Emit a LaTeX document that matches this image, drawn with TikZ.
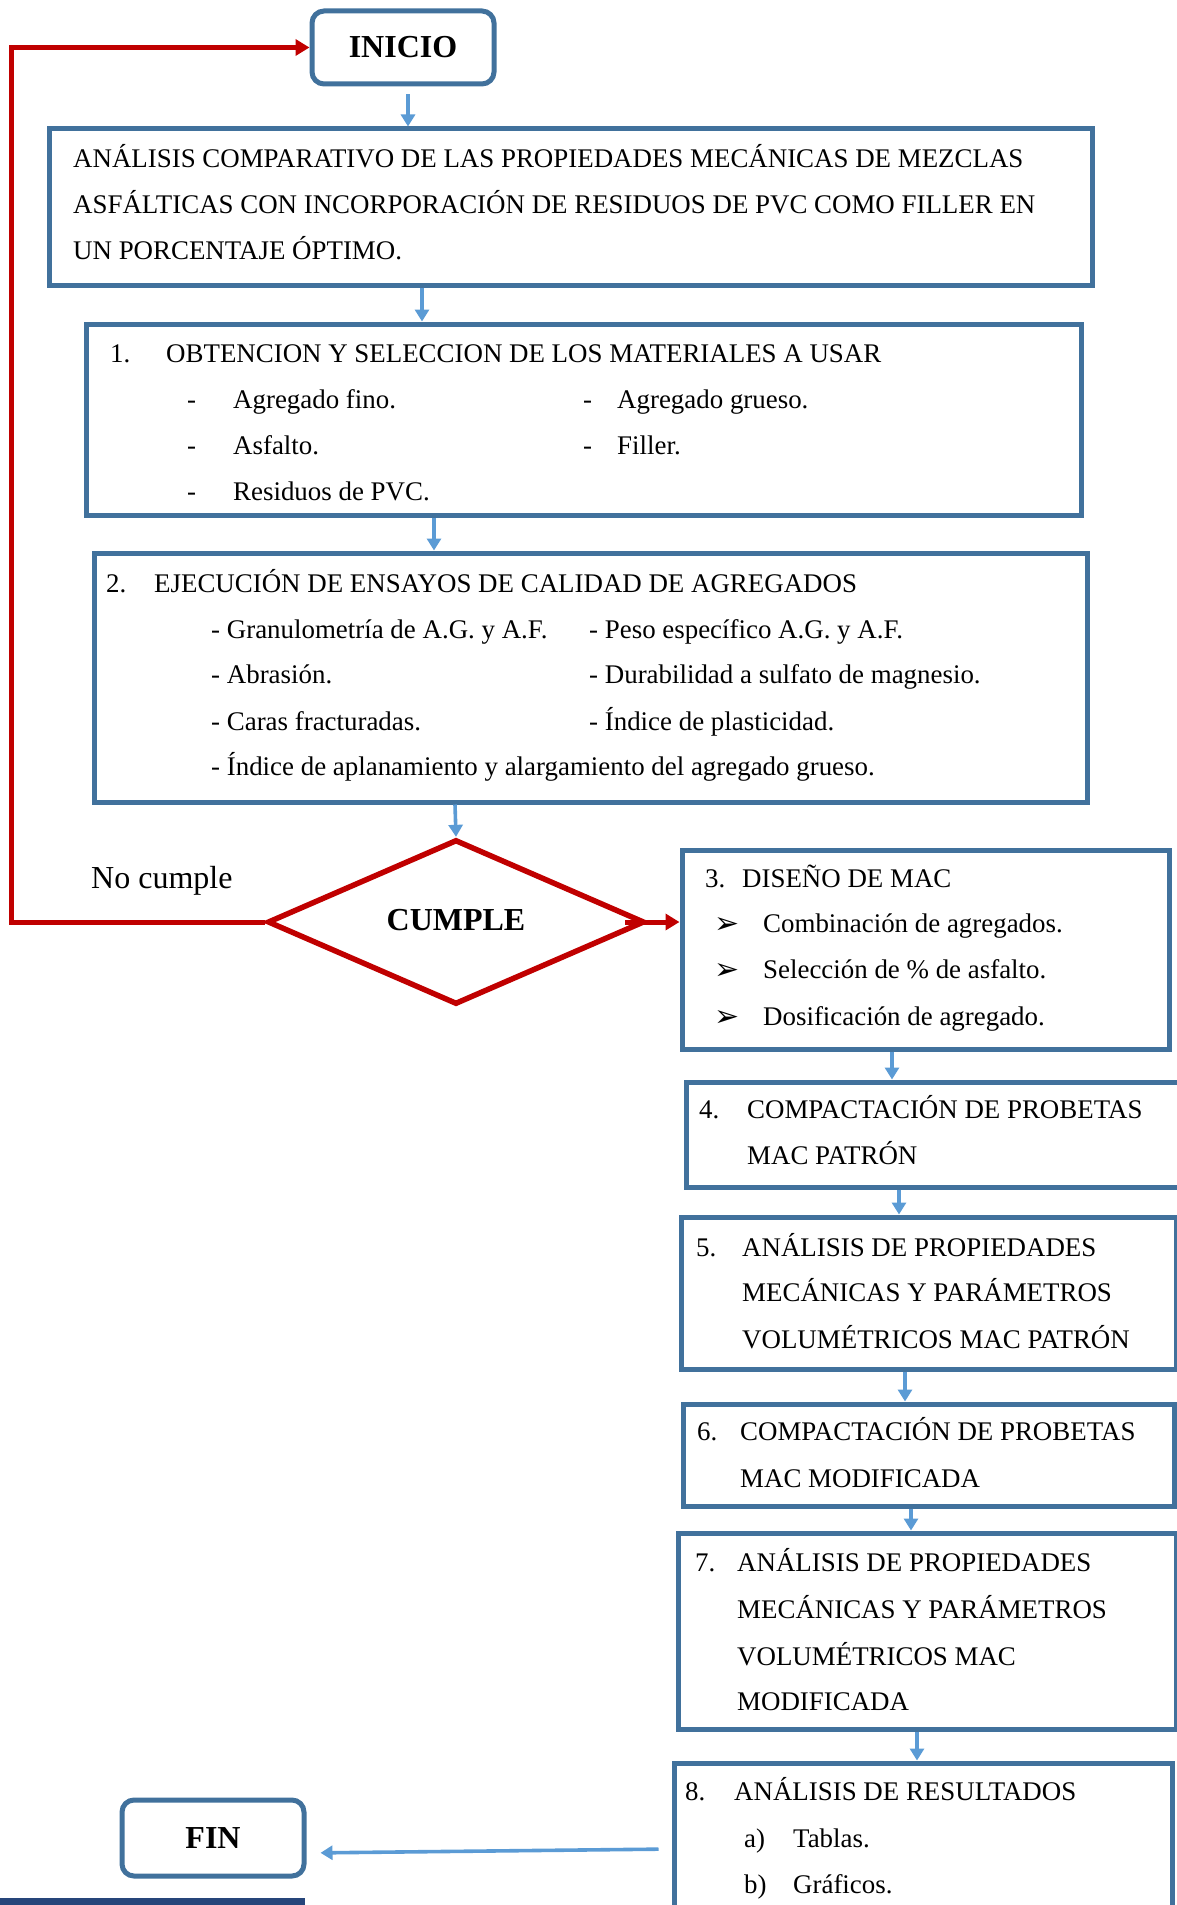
\documentclass[tikz,border=0pt]{standalone}
\usepackage{fontspec}
\setmainfont{Liberation Serif}
\newfontfamily\dejavu{DejaVu Sans}
\usetikzlibrary{arrows.meta,shapes.geometric}
\definecolor{boxblue}{RGB}{65,113,156}
\definecolor{arrblue}{RGB}{91,155,213}
\definecolor{redc}{RGB}{192,0,0}
\definecolor{barc}{RGB}{38,69,122}
\tikzset{
  box/.style={draw=boxblue, line width=5pt, rectangle, inner sep=0pt},
  term/.style={box, rounded corners=12pt, font=\bfseries\fontsize{32}{36}\selectfont},
  txt/.style={anchor=base west, inner sep=0pt, font=\fontsize{26.9}{31}\selectfont},
  bul/.style={anchor=base west, inner sep=0pt, font=\dejavu\fontsize{30}{34}\selectfont},
  barrow/.style={draw=arrblue, line width=3.6pt, -{Triangle[length=12pt,width=14pt]}},
  rline/.style={draw=redc, line width=5pt},
  rarrow/.style={rline, -{Triangle[length=14pt,width=16pt]}},
}
\begin{document}
\begin{tikzpicture}[x=1pt,y=-1pt]
\useasboundingbox (0,0) rectangle (1177,1905);
\clip (0,0) rectangle (1177,1905);

% terminals and boxes
\node[term, minimum width=182pt, minimum height=73pt] (inicio) at (403,47.5) {INICIO};
\node[box, minimum width=1043pt, minimum height=156pt] (title) at (570.5,207) {};
\node[box, minimum width=995pt, minimum height=191pt] (b1) at (583.5,419.5) {};
\node[box, minimum width=993pt, minimum height=249pt] (b2) at (590.5,677.5) {};
\node[diamond, draw=redc, line width=5.5pt, inner sep=0pt, minimum width=377pt, minimum height=160pt,
      font=\bfseries\fontsize{32}{36}\selectfont] (dia) at (456,922) {\raisebox{5pt}{CUMPLE}};
\node[box, minimum width=487pt, minimum height=199pt] (b3) at (925.5,949.5) {};
\node[box, minimum width=514pt, minimum height=105pt] (b4) at (943,1134.5) {};
\node[box, minimum width=495pt, minimum height=152pt] (b5) at (928.5,1293) {};
\node[box, minimum width=491pt, minimum height=102pt] (b6) at (928.5,1455) {};
\node[box, minimum width=498pt, minimum height=196pt] (b7) at (927,1631) {};
\node[box, minimum width=498pt, minimum height=177pt] (b8) at (923,1851.5) {};
\node[term, minimum width=182pt, minimum height=76pt] (fin) at (213,1838) {FIN};

% title text
\node[txt] (t1) at (73,168) {ANÁLISIS COMPARATIVO DE LAS PROPIEDADES MECÁNICAS DE MEZCLAS};
\node[txt] (t2) at (73,213) {ASFÁLTICAS CON INCORPORACIÓN DE RESIDUOS DE PVC COMO FILLER EN};
\node[txt] (t3) at (73,259) {UN PORCENTAJE ÓPTIMO.};

% box 1
\node[txt] (n1) at (110,362) {1.};
\node[txt] (h1) at (166,362) {OBTENCION Y SELECCION DE LOS MATERIALES A USAR};
\node[txt] (d11) at (187,408) {-};
\node[txt] (i11) at (233,408) {Agregado fino.};
\node[txt] (d12) at (583,408) {-};
\node[txt] (i12) at (617,408) {Agregado grueso.};
\node[txt] (d13) at (187,454) {-};
\node[txt] (i13) at (233,454) {Asfalto.};
\node[txt] (d14) at (583,454) {-};
\node[txt] (i14) at (617,454) {Filler.};
\node[txt] (d15) at (187,500) {-};
\node[txt] (i15) at (233,500) {Residuos de PVC.};

% box 2
\node[txt] (n2) at (106,592) {2.};
\node[txt] (h2) at (154,592) {EJECUCIÓN DE ENSAYOS DE CALIDAD DE AGREGADOS};
\node[txt] (i21) at (211,638) {- Granulometría de A.G. y A.F.};
\node[txt] (i22) at (589,638) {- Peso específico A.G. y A.F.};
\node[txt] (i23) at (211,683) {- Abrasión.};
\node[txt] (i24) at (589,683) {- Durabilidad a sulfato de magnesio.};
\node[txt] (i25) at (211,730) {- Caras fracturadas.};
\node[txt] (i26) at (589,730) {- Índice de plasticidad.};
\node[txt] (i27) at (211,775) {- Índice de aplanamiento y alargamiento del agregado grueso.};

% no cumple
\node[anchor=base west, inner sep=0pt, font=\fontsize{32}{36}\selectfont] (nc) at (91,888) {No cumple};

% box 3
\node[txt] (n3) at (705,887) {3.};
\node[txt] (h3) at (742,887) {DISEÑO DE MAC};
\node[bul] (k31) at (714,933) {➢};
\node[txt] (i31) at (763,932) {Combinación de agregados.};
\node[bul] (k32) at (714,979) {➢};
\node[txt] (i32) at (763,978) {Selección de \% de asfalto.};
\node[bul] (k33) at (714,1026) {➢};
\node[txt] (i33) at (763,1025) {Dosificación de agregado.};

% box 4
\node[txt] (n4) at (699,1118) {4.};
\node[txt] (h4a) at (747,1118) {COMPACTACIÓN DE PROBETAS};
\node[txt] (h4b) at (747,1164) {MAC PATRÓN};

% box 5
\node[txt] (n5) at (696,1256) {5.};
\node[txt] (h5a) at (742,1256) {ANÁLISIS DE PROPIEDADES};
\node[txt] (h5b) at (742,1301) {MECÁNICAS Y PARÁMETROS};
\node[txt] (h5c) at (742,1348) {VOLUMÉTRICOS MAC PATRÓN};

% box 6
\node[txt] (n6) at (697,1440) {6.};
\node[txt] (h6a) at (740,1440) {COMPACTACIÓN DE PROBETAS};
\node[txt] (h6b) at (740,1487) {MAC MODIFICADA};

% box 7
\node[txt] (n7) at (695,1571) {7.};
\node[txt] (h7a) at (737,1571) {ANÁLISIS DE PROPIEDADES};
\node[txt] (h7b) at (737,1618) {MECÁNICAS Y PARÁMETROS};
\node[txt] (h7c) at (737,1665) {VOLUMÉTRICOS MAC};
\node[txt] (h7d) at (737,1710) {MODIFICADA};

% box 8
\node[txt] (n8) at (685,1800) {8.};
\node[txt] (h8) at (734,1800) {ANÁLISIS DE RESULTADOS};
\node[txt] (la) at (744,1847) {a)};
\node[txt] (i81) at (793,1847) {Tablas.};
\node[txt] (lb) at (744,1893) {b)};
\node[txt] (i82) at (793,1893) {Gráficos.};

% blue connectors
\draw[barrow, shorten <=8pt] ([xshift=5pt]inicio.south) -- ([xshift=-162.5pt]title.north);
\draw[barrow] ([xshift=-148.5pt]title.south) -- ([xshift=-161.5pt]b1.north);
\draw[barrow] ([xshift=-149.5pt]b1.south) -- ([xshift=-156.5pt]b2.north);
\draw[barrow] ([xshift=-135.5pt]b2.south) -- (dia.north);
\draw[barrow] ([xshift=-33.5pt]b3.south) -- ([xshift=-51pt]b4.north);
\draw[barrow] ([xshift=-44pt]b4.south) -- ([xshift=-29.5pt]b5.north);
\draw[barrow] ([xshift=-23.5pt]b5.south) -- ([xshift=-23.5pt]b6.north);
\draw[barrow] ([xshift=-17.5pt]b6.south) -- ([xshift=-16pt]b7.north);
\draw[barrow] ([xshift=-10pt]b7.south) -- ([xshift=-6pt]b8.north);
\draw[barrow, shorten <=13pt, shorten >=14pt] ([yshift=2.5pt]b8.west) -- ([yshift=-15pt]fin.east);

% red connectors
\coordinate (loopx) at (11,0);
\draw[rarrow] (dia.west) -- (dia.west -| loopx) |- (inicio.west);
\draw[rarrow] ([xshift=-22pt]dia.east) -- (dia.east -| b3.west);

% bottom bar
\fill[barc] (0,1898) rectangle (305,1910);
\end{tikzpicture}
\end{document}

---+---

__Exercise goal__.
Repeat the data exactly, without the pictures.

__The response__.
Emit a LaTeX document that matches this image, drawn with TikZ.
\documentclass[tikz,border=0pt]{standalone}
\usepackage{fontspec}
\setmainfont{Liberation Serif}
\newfontfamily\dejavu{DejaVu Sans}
\usetikzlibrary{arrows.meta,shapes.geometric}
\definecolor{boxblue}{RGB}{65,113,156}
\definecolor{arrblue}{RGB}{91,155,213}
\definecolor{redc}{RGB}{192,0,0}
\definecolor{barc}{RGB}{38,69,122}
\tikzset{
  box/.style={draw=boxblue, line width=5pt, rectangle, inner sep=0pt},
  term/.style={box, rounded corners=12pt, font=\bfseries\fontsize{32}{36}\selectfont},
  txt/.style={anchor=base west, inner sep=0pt, font=\fontsize{26.9}{31}\selectfont},
  bul/.style={anchor=base west, inner sep=0pt, font=\dejavu\fontsize{30}{34}\selectfont},
  barrow/.style={draw=arrblue, line width=3.6pt, -{Triangle[length=12pt,width=14pt]}},
  rline/.style={draw=redc, line width=5pt},
  rarrow/.style={rline, -{Triangle[length=14pt,width=16pt]}},
}
\begin{document}
\begin{tikzpicture}[x=1pt,y=-1pt]
\useasboundingbox (0,0) rectangle (1177,1905);
\clip (0,0) rectangle (1177,1905);

% terminals and boxes
\node[term, minimum width=182pt, minimum height=73pt] (inicio) at (403,47.5) {INICIO};
\node[box, minimum width=1043pt, minimum height=156pt] (title) at (570.5,207) {};
\node[box, minimum width=995pt, minimum height=191pt] (b1) at (583.5,419.5) {};
\node[box, minimum width=993pt, minimum height=249pt] (b2) at (590.5,677.5) {};
\node[diamond, draw=redc, line width=5.5pt, inner sep=0pt, minimum width=377pt, minimum height=160pt,
      font=\bfseries\fontsize{32}{36}\selectfont] (dia) at (456,922) {\raisebox{5pt}{CUMPLE}};
\node[box, minimum width=487pt, minimum height=199pt] (b3) at (925.5,949.5) {};
\node[box, minimum width=514pt, minimum height=105pt] (b4) at (943,1134.5) {};
\node[box, minimum width=495pt, minimum height=152pt] (b5) at (928.5,1293) {};
\node[box, minimum width=491pt, minimum height=102pt] (b6) at (928.5,1455) {};
\node[box, minimum width=498pt, minimum height=196pt] (b7) at (927,1631) {};
\node[box, minimum width=498pt, minimum height=177pt] (b8) at (923,1851.5) {};
\node[term, minimum width=182pt, minimum height=76pt] (fin) at (213,1838) {FIN};

% title text
\node[txt] (t1) at (73,168) {ANÁLISIS COMPARATIVO DE LAS PROPIEDADES MECÁNICAS DE MEZCLAS};
\node[txt] (t2) at (73,213) {ASFÁLTICAS CON INCORPORACIÓN DE RESIDUOS DE PVC COMO FILLER EN};
\node[txt] (t3) at (73,259) {UN PORCENTAJE ÓPTIMO.};

% box 1
\node[txt] (n1) at (110,362) {1.};
\node[txt] (h1) at (166,362) {OBTENCION Y SELECCION DE LOS MATERIALES A USAR};
\node[txt] (d11) at (187,408) {-};
\node[txt] (i11) at (233,408) {Agregado fino.};
\node[txt] (d12) at (583,408) {-};
\node[txt] (i12) at (617,408) {Agregado grueso.};
\node[txt] (d13) at (187,454) {-};
\node[txt] (i13) at (233,454) {Asfalto.};
\node[txt] (d14) at (583,454) {-};
\node[txt] (i14) at (617,454) {Filler.};
\node[txt] (d15) at (187,500) {-};
\node[txt] (i15) at (233,500) {Residuos de PVC.};

% box 2
\node[txt] (n2) at (106,592) {2.};
\node[txt] (h2) at (154,592) {EJECUCIÓN DE ENSAYOS DE CALIDAD DE AGREGADOS};
\node[txt] (i21) at (211,638) {- Granulometría de A.G. y A.F.};
\node[txt] (i22) at (589,638) {- Peso específico A.G. y A.F.};
\node[txt] (i23) at (211,683) {- Abrasión.};
\node[txt] (i24) at (589,683) {- Durabilidad a sulfato de magnesio.};
\node[txt] (i25) at (211,730) {- Caras fracturadas.};
\node[txt] (i26) at (589,730) {- Índice de plasticidad.};
\node[txt] (i27) at (211,775) {- Índice de aplanamiento y alargamiento del agregado grueso.};

% no cumple
\node[anchor=base west, inner sep=0pt, font=\fontsize{32}{36}\selectfont] (nc) at (91,888) {No cumple};

% box 3
\node[txt] (n3) at (705,887) {3.};
\node[txt] (h3) at (742,887) {DISEÑO DE MAC};
\node[bul] (k31) at (714,933) {➢};
\node[txt] (i31) at (763,932) {Combinación de agregados.};
\node[bul] (k32) at (714,979) {➢};
\node[txt] (i32) at (763,978) {Selección de \% de asfalto.};
\node[bul] (k33) at (714,1026) {➢};
\node[txt] (i33) at (763,1025) {Dosificación de agregado.};

% box 4
\node[txt] (n4) at (699,1118) {4.};
\node[txt] (h4a) at (747,1118) {COMPACTACIÓN DE PROBETAS};
\node[txt] (h4b) at (747,1164) {MAC PATRÓN};

% box 5
\node[txt] (n5) at (696,1256) {5.};
\node[txt] (h5a) at (742,1256) {ANÁLISIS DE PROPIEDADES};
\node[txt] (h5b) at (742,1301) {MECÁNICAS Y PARÁMETROS};
\node[txt] (h5c) at (742,1348) {VOLUMÉTRICOS MAC PATRÓN};

% box 6
\node[txt] (n6) at (697,1440) {6.};
\node[txt] (h6a) at (740,1440) {COMPACTACIÓN DE PROBETAS};
\node[txt] (h6b) at (740,1487) {MAC MODIFICADA};

% box 7
\node[txt] (n7) at (695,1571) {7.};
\node[txt] (h7a) at (737,1571) {ANÁLISIS DE PROPIEDADES};
\node[txt] (h7b) at (737,1618) {MECÁNICAS Y PARÁMETROS};
\node[txt] (h7c) at (737,1665) {VOLUMÉTRICOS MAC};
\node[txt] (h7d) at (737,1710) {MODIFICADA};

% box 8
\node[txt] (n8) at (685,1800) {8.};
\node[txt] (h8) at (734,1800) {ANÁLISIS DE RESULTADOS};
\node[txt] (la) at (744,1847) {a)};
\node[txt] (i81) at (793,1847) {Tablas.};
\node[txt] (lb) at (744,1893) {b)};
\node[txt] (i82) at (793,1893) {Gráficos.};

% blue connectors
\draw[barrow, shorten <=8pt] ([xshift=5pt]inicio.south) -- ([xshift=-162.5pt]title.north);
\draw[barrow] ([xshift=-148.5pt]title.south) -- ([xshift=-161.5pt]b1.north);
\draw[barrow] ([xshift=-149.5pt]b1.south) -- ([xshift=-156.5pt]b2.north);
\draw[barrow] ([xshift=-135.5pt]b2.south) -- (dia.north);
\draw[barrow] ([xshift=-33.5pt]b3.south) -- ([xshift=-51pt]b4.north);
\draw[barrow] ([xshift=-44pt]b4.south) -- ([xshift=-29.5pt]b5.north);
\draw[barrow] ([xshift=-23.5pt]b5.south) -- ([xshift=-23.5pt]b6.north);
\draw[barrow] ([xshift=-17.5pt]b6.south) -- ([xshift=-16pt]b7.north);
\draw[barrow] ([xshift=-10pt]b7.south) -- ([xshift=-6pt]b8.north);
\draw[barrow, shorten <=13pt, shorten >=14pt] ([yshift=2.5pt]b8.west) -- ([yshift=-15pt]fin.east);

% red connectors
\coordinate (loopx) at (11,0);
\draw[rarrow] (dia.west) -- (dia.west -| loopx) |- (inicio.west);
\draw[rarrow] ([xshift=-22pt]dia.east) -- (dia.east -| b3.west);

% bottom bar
\fill[barc] (0,1898) rectangle (305,1910);
\end{tikzpicture}
\end{document}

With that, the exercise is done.